Note that **bandpass** will allow you to use multiple fields, and can determine a single solution for all specified fields using *combine='field'.* If you want to use more than one field in the solution it is prudent to use an initial **gaincal** using proper flux densities for all sources (not just 1 Jy) and use this table as an input to **bandpass** because in general the phase towards two (widely separated) sources will not be sufficiently similar to combine them, and you want the same amplitude scale. If you do not include amplitude in the initial **gaincal**, you probably want to set *visnorm=True* also to take out the amplitude normalization change. Note also in the case of multiple fields, that the BPOLY solution will be labeled with the field ID of the first field used in the BPOLY solution.

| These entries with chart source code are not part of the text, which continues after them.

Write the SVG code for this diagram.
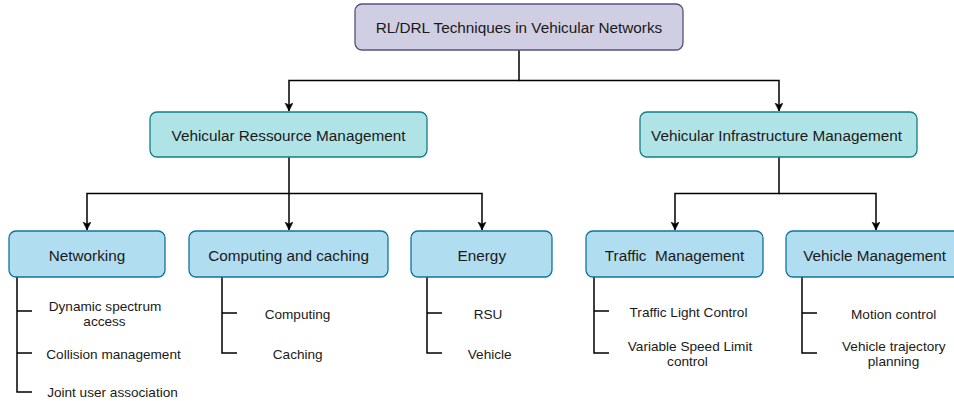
<svg xmlns="http://www.w3.org/2000/svg" width="954" height="401" viewBox="0 0 954 401">
<style>
text{font-family:"Liberation Sans",Arial,sans-serif;fill:#1a1a1a;text-anchor:middle}
.h{font-size:15.3px}
.s{font-size:13.6px}
.root{fill:#d0cee2;stroke:#56517e;stroke-width:1.3}
.l2{fill:#b0e3e6;stroke:#0e8088;stroke-width:1.3}
.l3{fill:#b1ddf0;stroke:#10739e;stroke-width:1.3}
.c{fill:none;stroke:#000;stroke-width:1.5}
</style>
<defs>
<marker id="arr" markerWidth="10" markerHeight="10" refX="8" refY="4" orient="auto" markerUnits="userSpaceOnUse">
<path d="M0,0 L8,4 L0,8 L2,4 z" fill="#000" stroke="#000" stroke-width="0.5"/>
</marker>
</defs>
<g id="connectors">
<path class="c" d="M519,50 V80.5 H289 V111" marker-end="url(#arr)"/>
<path class="c" d="M519,80.5 H779 V111" marker-end="url(#arr)"/>
<path class="c" d="M289,157 V193.5 H87 V230" marker-end="url(#arr)"/>
<path class="c" d="M289,193.5 V230" marker-end="url(#arr)"/>
<path class="c" d="M289,193.5 H482 V230" marker-end="url(#arr)"/>
<path class="c" d="M779,157 V193.5 H675 V230" marker-end="url(#arr)"/>
<path class="c" d="M779,193.5 H876 V230" marker-end="url(#arr)"/>
<path class="c" d="M17,277 V392 H32 M17,311 H32 M17,353 H32"/>
<path class="c" d="M222,277 V353 H237 M222,313 H237"/>
<path class="c" d="M427,277 V353 H442 M427,313 H442"/>
<path class="c" d="M594,277 V353 H609 M594,311 H609"/>
<path class="c" d="M802,277 V353 H817 M802,313 H817"/>
</g>
<g id="root"><rect class="root" x="355" y="4" width="328" height="46" rx="7"/><text class="h" x="519" y="33">RL/DRL Techniques in Vehicular Networks</text></g>
<g id="vrm"><rect class="l2" x="150" y="112" width="277" height="45" rx="7"/><text class="h" x="288.5" y="140.5">Vehicular Ressource Management</text></g>
<g id="vim"><rect class="l2" x="640" y="112" width="277" height="45" rx="7"/><text class="h" x="776.5" y="140.5">Vehicular Infrastructure Management</text></g>
<g id="networking"><rect class="l3" x="9" y="231" width="156" height="46" rx="7"/><text class="h" x="87" y="260.5">Networking</text></g>
<g id="computing"><rect class="l3" x="189" y="231" width="199" height="46" rx="7"/><text class="h" x="288.6" y="260.5">Computing and caching</text></g>
<g id="energy"><rect class="l3" x="411" y="231" width="141" height="46" rx="7"/><text class="h" x="481.8" y="260.5">Energy</text></g>
<g id="traffic"><rect class="l3" x="586" y="231" width="177" height="46" rx="7"/><text class="h" x="674.5" y="260.5" xml:space="preserve">Traffic  Management</text></g>
<g id="vehicle"><rect class="l3" x="786" y="231" width="180" height="46" rx="7"/><text class="h" x="874.7" y="260.5">Vehicle Management</text></g>
<g id="net-items">
<text class="s" x="105" y="310.5">Dynamic spectrum</text>
<text class="s" x="104.5" y="325.5">access</text>
<text class="s" x="113.5" y="359">Collision management</text>
<text class="s" x="112.5" y="397">Joint user association</text>
</g>
<g id="comp-items">
<text class="s" x="297.5" y="318.5">Computing</text>
<text class="s" x="297.7" y="359">Caching</text>
</g>
<g id="energy-items">
<text class="s" x="488" y="318.5">RSU</text>
<text class="s" x="489.7" y="359">Vehicle</text>
</g>
<g id="traffic-items">
<text class="s" x="688.5" y="316.5">Traffic Light Control</text>
<text class="s" x="690" y="350.5">Variable Speed Limit</text>
<text class="s" x="687.5" y="366">control</text>
</g>
<g id="vehicle-items">
<text class="s" x="893.7" y="318.5">Motion control</text>
<text class="s" x="893.8" y="350.5">Vehicle trajectory</text>
<text class="s" x="893.5" y="366">planning</text>
</g>
</svg>
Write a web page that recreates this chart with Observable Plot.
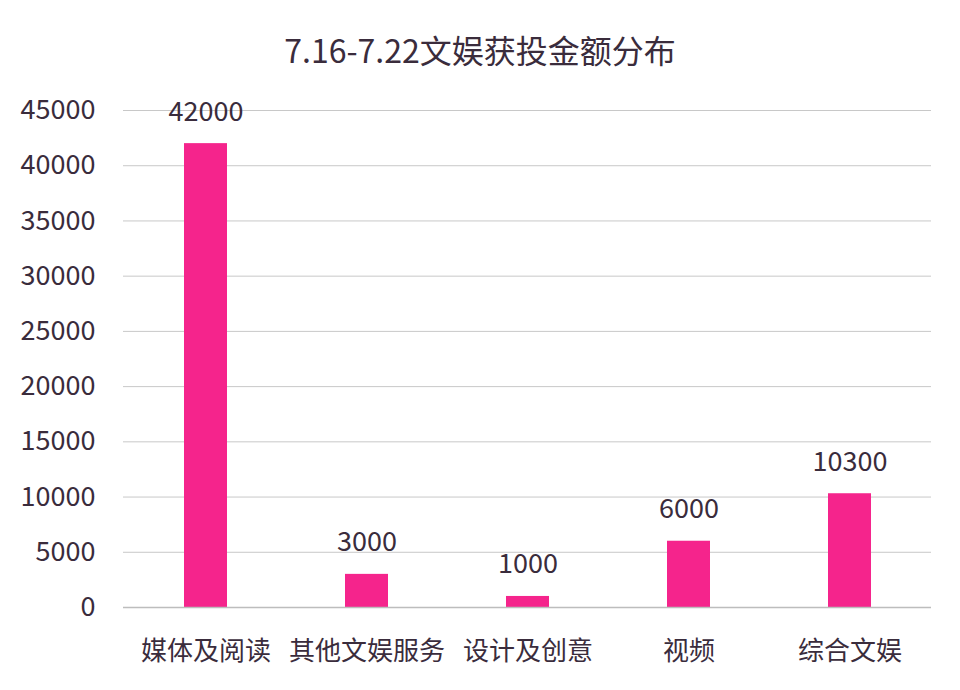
<!DOCTYPE html>
<html>
<head>
<meta charset="utf-8">
<script src="https://cdn.jsdelivr.net/npm/d3@7"></script>
<script src="https://cdn.jsdelivr.net/npm/@observablehq/plot@0.6"></script>
<style>
  html, body { margin: 0; padding: 0; background: #fff; }
  #wrap { width: 960px; height: 690px; position: relative; }
  #title { height: 76px; line-height: 98px; text-align: center; font-family: "Noto Sans CJK SC", sans-serif; font-size: 32px; color: #3a2c3c; overflow: visible; }
</style>
</head>
<body>
<div id="wrap">
  <div id="title">7.16-7.22文娱获投金额分布</div>
  <div id="chart"></div>
</div>
<script>
const categories = ["媒体及阅读", "其他文娱服务", "设计及创意", "视频", "综合文娱"];
const values = [42000, 3000, 1000, 6000, 10300];
const yTicks = [0, 5000, 10000, 15000, 20000, 25000, 30000, 35000, 40000, 45000];

const data = categories.map((c, i) => ({category: c, value: values[i]}));
const textColor = "#3a2c3c";
const barColor = "#f5248c";

const chart = Plot.plot({
  width: 960,
  height: 614,
  marginTop: 34,
  marginBottom: 83,
  marginLeft: 123,
  marginRight: 29,
  style: {fontFamily: "'Noto Sans CJK SC', sans-serif", fontSize: "26px", color: textColor, background: "transparent", overflow: "visible"},
  x: {domain: categories, paddingInner: 0.734, paddingOuter: 0.367, label: null},
  y: {domain: [0, 45000], label: null},
  marks: [
    Plot.gridY(yTicks, {stroke: "#c8c8c8", strokeOpacity: 1, strokeWidth: 1}),
    Plot.axisY(yTicks, {tickSize: 0, tickPadding: 28, tickFormat: d => String(d), fontSize: 27, fill: textColor, label: null}),
    Plot.axisX({tickSize: 0, tickPadding: 34, fontSize: 26, fill: textColor, label: null}),
    Plot.barY(data, {x: "category", y: "value", fill: barColor}),
    Plot.text(data, {x: "category", y: "value", text: d => String(d.value), lineAnchor: "bottom", dy: -23, fontSize: 27, fill: textColor}),
    Plot.ruleY([0], {stroke: "#bdbdbd", strokeWidth: 1.5})
  ]
});
document.getElementById("chart").appendChild(chart);
</script>
</body>
</html>
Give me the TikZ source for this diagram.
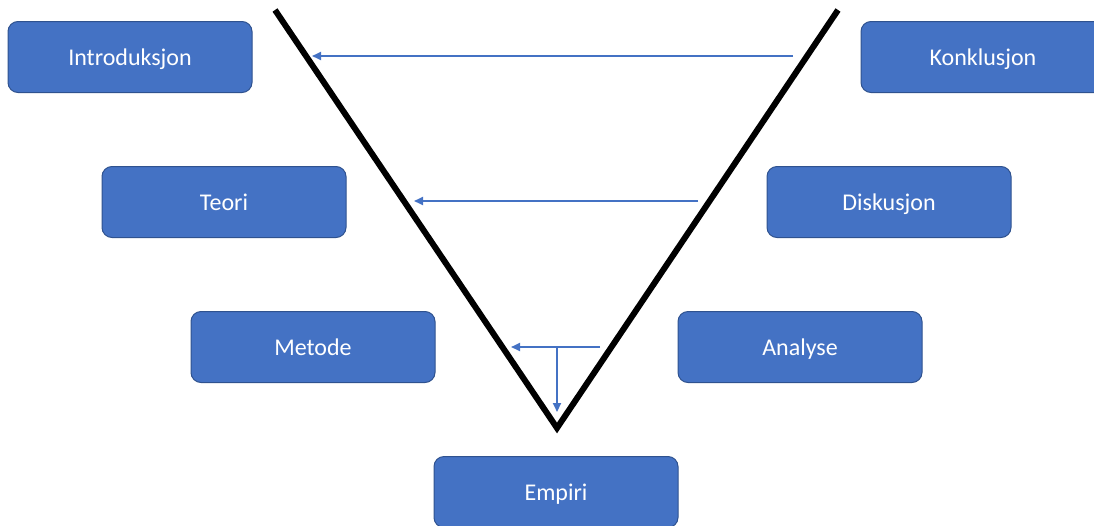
\documentclass[tikz,border=0pt]{standalone}
\usepackage{fontspec}
\setmainfont{Carlito}
\usetikzlibrary{arrows.meta}
\definecolor{boxfill}{HTML}{4472C4}
\definecolor{boxline}{HTML}{2F528F}
\begin{document}
\begin{tikzpicture}[x=1pt,y=-1pt,
  stagebox/.style={draw=boxline,line width=1pt,fill=boxfill,rounded corners=10pt,
    minimum width=244pt,minimum height=71pt,inner sep=0pt,text=white,
    text height=17pt,text depth=0pt,
    font=\fontsize{24}{29}\selectfont},
  vline/.style={line width=6pt,black},
  flow/.style={draw=boxfill,line width=2pt,-{Triangle[length=9pt,width=8pt]}}]
\useasboundingbox (0,0) rectangle (1094,525);
\node[stagebox] (intro) at (130,57) {Introduksjon};
\node[stagebox] (konk) at (983,57) {Konklusjon};
\node[stagebox] (teori) at (224,202) {Teori};
\node[stagebox] (disk) at (889,202) {Diskusjon};
\node[stagebox] (metode) at (313,347) {Metode};
\node[stagebox] (analyse) at (800,347) {Analyse};
\node[stagebox] (empiri) at (556,492) {Empiri};
\coordinate (vl) at (275,10);
\coordinate (vb) at (557,428);
\coordinate (vr) at (838,10);
\draw[vline] (vl) -- (vb) -- (vr);
\coordinate (a1s) at (793,56);
\coordinate (a1e) at (312,56);
\coordinate (a2s) at (698,201);
\coordinate (a2e) at (414,201);
\coordinate (a3s) at (600,347);
\coordinate (a3e) at (511,347);
\coordinate (a4s) at (557,347);
\coordinate (a4e) at (557,412);
\draw[flow] (a1s) -- (a1e);
\draw[flow] (a2s) -- (a2e);
\draw[flow] (a3s) -- (a3e);
\draw[flow] (a4s) -- (a4e);
\end{tikzpicture}
\end{document}
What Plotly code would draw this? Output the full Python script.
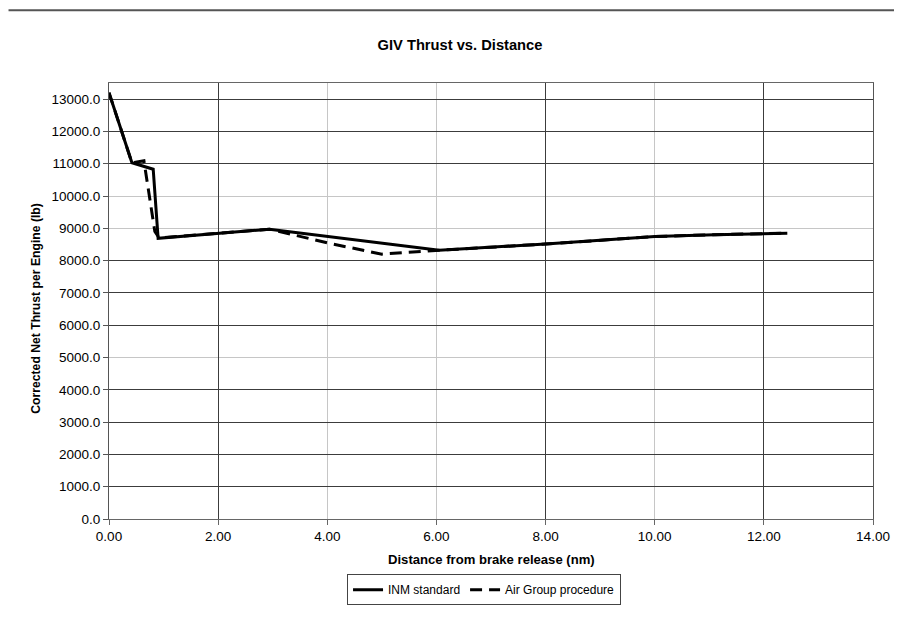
import plotly.graph_objects as go

# ---- data ----
inm_x = [0.0, 0.42, 0.81, 0.90, 2.94, 6.05, 8.0, 10.0, 11.1, 12.43]
inm_y = [13200, 11030, 10830, 8690, 8975, 8320, 8515, 8745, 8805, 8850]

air_x = [0.0, 0.42, 0.64, 0.84, 0.92, 2.94, 4.0, 5.0, 5.75, 6.05, 8.0, 10.0, 11.1, 12.43]
air_y = [13200, 11030, 11090, 8900, 8700, 8975, 8550, 8200, 8290, 8320, 8515, 8745, 8805, 8850]

series_names = ["INM standard", "Air Group procedure"]
title_text = "GIV Thrust vs. Distance"
x_title = "Distance from brake release (nm)"
y_title = "Corrected Net Thrust per Engine (lb)"

x_ticks = [0, 2, 4, 6, 8, 10, 12, 14]
y_ticks = list(range(0, 14000, 1000))
dark_x_grid = [2, 8, 12]
dark_y_grid = [1000, 2000, 3000, 4000, 6000, 7000, 8000, 11000, 12000, 13000]

FONT = "Liberation Sans, Arial, sans-serif"
W, H = 894, 609
ML, MR, MT, MB = 101, 25, 75, 90
PW, PH = W - ML - MR, H - MT - MB

fig = go.Figure()
fig.add_trace(go.Scatter(x=air_x, y=air_y, mode="lines", name=series_names[1],
                         line=dict(color="black", width=3, dash="12px,7px")))
fig.add_trace(go.Scatter(x=inm_x, y=inm_y, mode="lines", name=series_names[0],
                         line=dict(color="black", width=3)))
# empty helper trace so the overlay axes (darker grid lines) are drawn
fig.add_trace(go.Scatter(x=[], y=[], xaxis="x2", yaxis="y2", showlegend=False,
                         hoverinfo="skip"))

shapes = [
    dict(type="line", xref="paper", yref="paper", x0=-ML / PW, x1=1 + MR / PW,
         y0=1 + (MT - 1) / PH, y1=1 + (MT - 1) / PH, line=dict(color="#555", width=2)),
]

fig.update_layout(
    width=W, height=H,
    margin=dict(l=ML, r=MR, t=MT, b=MB),
    paper_bgcolor="white", plot_bgcolor="white",
    font=dict(family=FONT, size=12, color="black"),
    title=dict(text="<b>" + title_text + "</b>", x=452 / W, xref="container", xanchor="center",
               y=1 - 37 / H, yref="container", yanchor="middle",
               font=dict(family=FONT, size=14.7, color="black")),
    showlegend=True,
    legend=dict(orientation="h", x=(478 - ML) / PW, xanchor="center",
                y=-(591 - (H - MB)) / PH, yanchor="middle",
                bordercolor="#444", borderwidth=1, bgcolor="white",
                font=dict(family=FONT, size=12), traceorder="reversed"),
    shapes=shapes,
    annotations=[
        dict(text="<b>" + x_title + "</b>", xref="paper", yref="paper",
             x=(485 - ML) / PW, y=-(560 - (H - MB)) / PH, xanchor="center", yanchor="middle",
             showarrow=False, font=dict(family=FONT, size=13.1)),
        dict(text="<b>" + y_title + "</b>", xref="paper", yref="paper",
             x=-(ML - 28) / PW, y=((H - MB) - 304.5) / PH, xanchor="center", yanchor="middle",
             textangle=-90, showarrow=False, font=dict(family=FONT, size=12.2)),
    ],
    xaxis=dict(range=[0, 14], tickvals=x_ticks, tickformat=".2f",
               showgrid=True, gridcolor="#c6c6c6", gridwidth=1,
               showline=True, linecolor="#666", linewidth=1, mirror=True,
               ticks="outside", ticklen=5, tickcolor="#666",
               tickfont=dict(family=FONT, size=13.5), zeroline=False),
    yaxis=dict(range=[0, 13500], tickvals=y_ticks, tickformat=".1f",
               showgrid=True, gridcolor="#c6c6c6", gridwidth=1,
               showline=True, linecolor="#555", linewidth=1, mirror=True,
               ticks="outside", ticklen=5, tickcolor="#555",
               tickfont=dict(family=FONT, size=13.5), zeroline=False),
    xaxis2=dict(overlaying="x", range=[0, 14], tickvals=dark_x_grid, showgrid=True,
                gridcolor="#3c3c3c", gridwidth=1, showticklabels=False, ticks="",
                showline=False, zeroline=False, side="bottom"),
    yaxis2=dict(overlaying="y", range=[0, 13500], tickvals=dark_y_grid, showgrid=True,
                gridcolor="#3c3c3c", gridwidth=1, showticklabels=False, ticks="",
                showline=False, zeroline=False, side="left"),
)

fig.write_html("out.html")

# Bandpass calibration considerations

### Bandpass normalization (*solnorm*)

The *solnorm* parameter requires more explanation in the context of the bandpass. Most users are used to seeing a normalized bandpass, where the mean amplitude is unity and fiducial phase is zero. Use of *solnorm=True* allows this. However, the parts of the bandpass solution normalized away will be still left in any data to which it is applied, and thus you should not use *solnorm=True* if the bandpass calibration is the end of your calibration sequence (e.g. you have already done all the gain calibration you want to).

**NOTE**: Setting *solnorm=True* will NOT rescale any previous calibration tables that the user may have supplied in gaintable.

You can safely use *solnorm=True* if you do the **bandpass** first (perhaps using a throw-away initial **gaincal** calibration) as we suggest above, as later **gaincal** calibration stages will deal with this remaining calibration term. This does have the benefit of isolating the overall (channel independent) gains to the following **gaincal** stage. It is also recommended for the case where you have multiple scans on possibly different bandpass calibrators. It may also be preferred when applying the bandpass before doing **gaincal** and then **fluxscale**, as significant variation of bandpass among antennas could otherwise enter the gain solution and make (probably subtle) adjustments to the flux scale.

We finally note that *solnorm=False* at the bandpass step in the calibration chain will still in the end produce the correct results. It only means that there will be a part of what we usually think of the gain calibration inside the bandpass solution, particularly if **bandpass** is run as the first step.

### What if the bandpass calibrator has a significant spectral variation?

The bandpass calibrator may have a spectral slope that will change the spectral properties of the solutions if a flat-spectrum model is used. If the slope is significant, the best remedy is to estimate the spectral shape and store that model in the bandpass calibrator MS. To do so, go through the normal steps of **bandpass** and the **gaincal** runs on the bandpass and flux calibrators, followed by **setjy** of the flux calibrator. The next step would be to use **fluxscale** on the bandpass calibrator to derive its spectral index. **fluxscale** can store this information in a python dictionary which is subsequently fed into a second **setjy** run, this time using the bandpass calibrator as the source and the derived spectrum (the python dictionary) as input. This step will create a source model with the correct overall spectral slope for the bandpass calibrator. Finally, rerun **bandpass** and all other calibration steps again, making use of the newly created internal bandpass model.